To simulate a PCA, start with the desired result and work backwards: add some random error in the orthogonal directions and rotate that randomly.
The following example stipulates a two-dimensional result (i.e., two principal components) with two "blobs"; it is readily extended to more blobs. (More dimensions would take a bit more work in modifying sigma
to accommodate higher-dimensional covariance matrices.)
Let's start with a random rotation matrix.
set.seed(17)
p <- 5 # dimensions
rot <- qr.Q(qr(matrix(rnorm(p^2), p)))
We generate the blobs separately from different multivariate normal distributions. The parameters (their means and covariance matrices) are buried in the mvrnorm
arguments. To make it easy and reliable to specify the shape of such a distribution, we create a small function sigma
to convert the angle of the principal axis and the two variances into a covariance matrix.
sigma <- function(theta=0, lambda=c(1,1)) {
cos.t <- cos(theta); sin.t <- sin(theta)
a <- matrix(c(cos.t, sin.t, -sin.t, cos.t), ncol=2)
t(a) %*% diag(lambda) %*% a
}
library(MASS)
n1 <- 50 # First group population
n2 <- 75 # Second group population
x <- rbind(mvrnorm(n1, c(-2,-1), sigma(0, c(1/2,1))),
mvrnorm(n2, c(0,1), sigma(pi/3, c(1, 1/3))))

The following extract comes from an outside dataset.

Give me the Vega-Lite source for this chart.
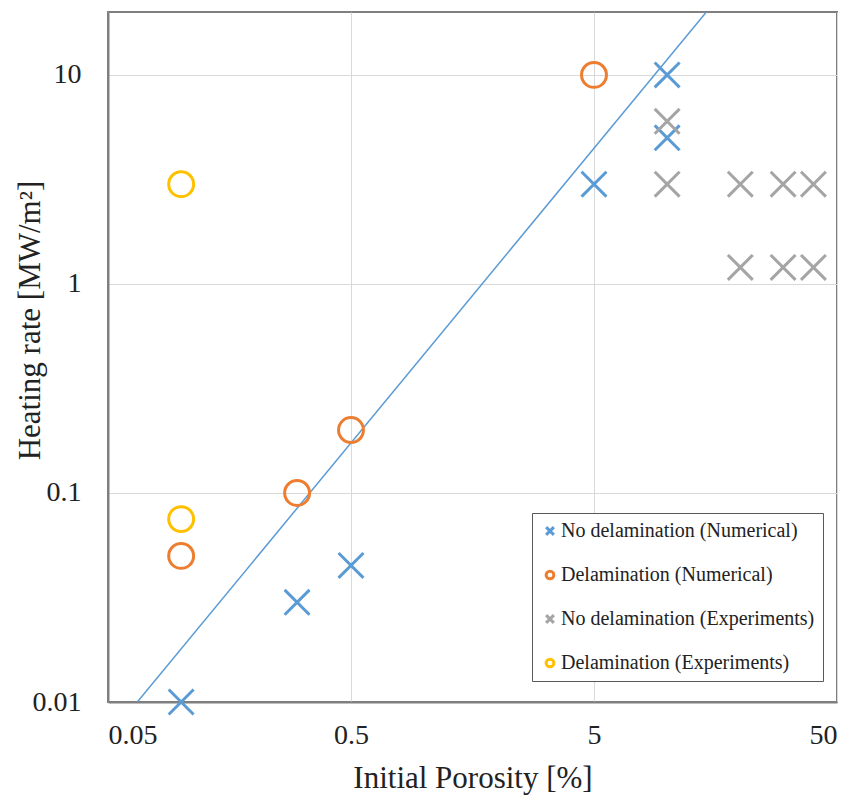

Adjoin the orthogonal error and rotate:
eps <- 0.25 # Error SD should be small compared to the SDs for the blobs
x <- cbind(x, matrix(rnorm(dim(x)[1]*(p-2), sd=eps), ncol=p-2))
y <- x %*% rot
That's the simulated dataset. To check it, apply PCA:
fit <- prcomp(y) # PCA
summary(fit) # Brief summary showing two principal components
par(mfrow=c(2,2)) # Prepare to plot
plot(fit$x[, 1:2], asp=1) # Display the first two components $
plot(x[, 1:2], asp=1); # Display the original data for comparison
points(x[1:n1,1:2], col="Blue") #...distinguish one of the blobs
screeplot(fit) # The usual screeplot, supporting the summary
zapsmall(rot %*% fit$rotation, digits=2) # Compare the fitted and simulated rotations.

The final check produces a matrix whose block form (an upper 2 by 2 block and lower 3 by 3 block with near-zeros elsewhere) confirms the accuracy of the PCA estimates:
PC1 PC2 PC3 PC4 PC5
[1,] 0.58 0.81 0.05 0.00 -0.01
[2,] 0.81 -0.58 0.00 0.00 0.00
[3,] -0.01 -0.01 0.23 -0.62 -0.75
[4,] 0.03 0.03 -0.96 -0.28 -0.06
[5,] 0.00 0.00 0.18 -0.73 0.66
(The upper 2 by 2 block, suitably scaled by the first two eigenvalues, approximately describes the relationship between the point in the "fit" plot and those in the "original components" plot. This one looks like a rotation and a reflection.)